For our example, the priority queue would look like this:
(C:1) (D:1) (B:2) (R:2) (A:5)
Step 3: Build Huffman Tree
We start building the Huffman tree by repeatedly dequeuing the two nodes with the lowest frequencies from the priority queue and combining them into a new node. This process continues until only one node remains in the queue, forming the root of the Huffman tree.
In our example:
- Combine (C:1) and (D:1) to create a new node (CD:2).
- Combine (B:2) and (R:2) to create a new node (BR:4).
- Combine (CD:2) and (BR:4) to create a new node (CD-BR:6).
- Combine (A:5) and (CD-BR:6) to create the root of the Huffman tree (A-CD-BR:11).
Step 4: Build Encoding Map
Traverse the Huffman tree to assign binary codes to each character. Moving left in the tree corresponds to adding a ‘0’ to the code, and moving right corresponds to adding a ‘1’.

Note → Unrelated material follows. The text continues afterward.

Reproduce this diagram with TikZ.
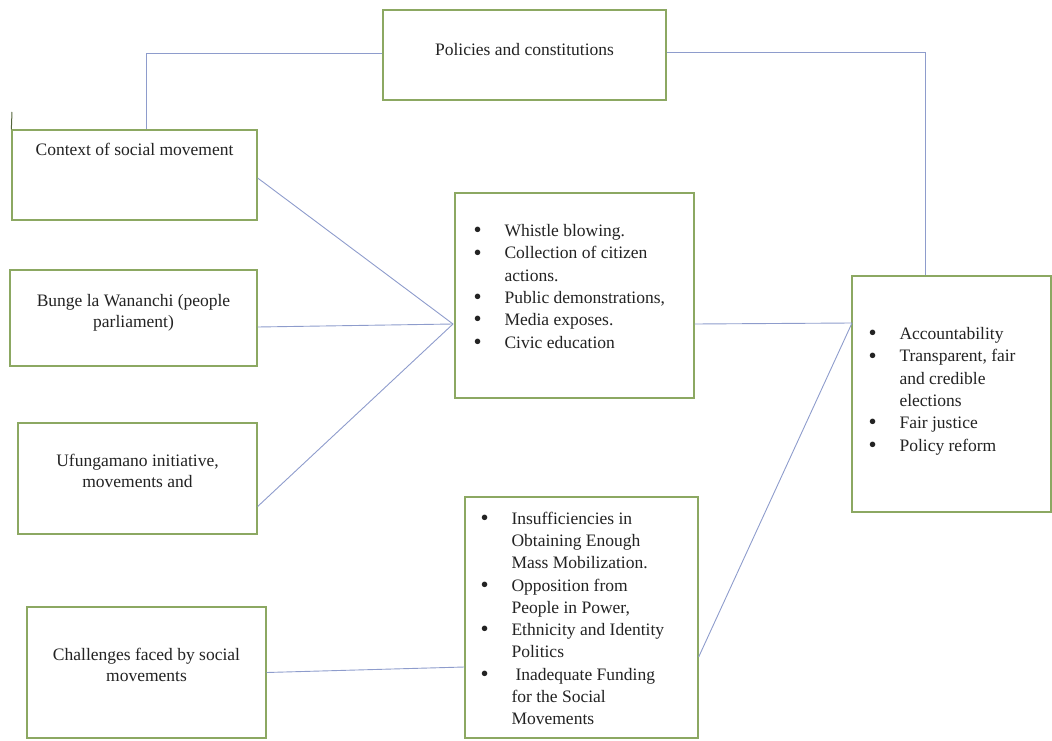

The resulting encoding map for our example:
A: 0
B: 10
R: 11
C: 100
D: 101
Step 5: Compress Input
Encode the original input data using the generated Huffman encoding map. Replace each character with its corresponding binary code.
For our example, “ABRACADABRA” would be compressed to:
01001100110010011001001110
Step 6: Decompress Output
To decompress, use the Huffman tree to traverse the binary codes and reconstruct the original input.
The compressed data 01001100110010011001001110 would be decompressed back to “ABRACADABRA.”
In summary, Huffman coding optimally represents more frequent characters with shorter codes, resulting in efficient data compression. The steps outlined above illustrate the process of building the Huffman tree and generating codes for compression and decompression.
Conclusion
Huffman coding is a powerful algorithm for data compression, enabling efficient storage and transmission of information. This guide has provided an in-depth look into the Huffman coding algorithm and demonstrated its implementation in C#. Understanding Huffman coding contributes to a foundational knowledge of compression techniques, which are fundamental in various computer science applications.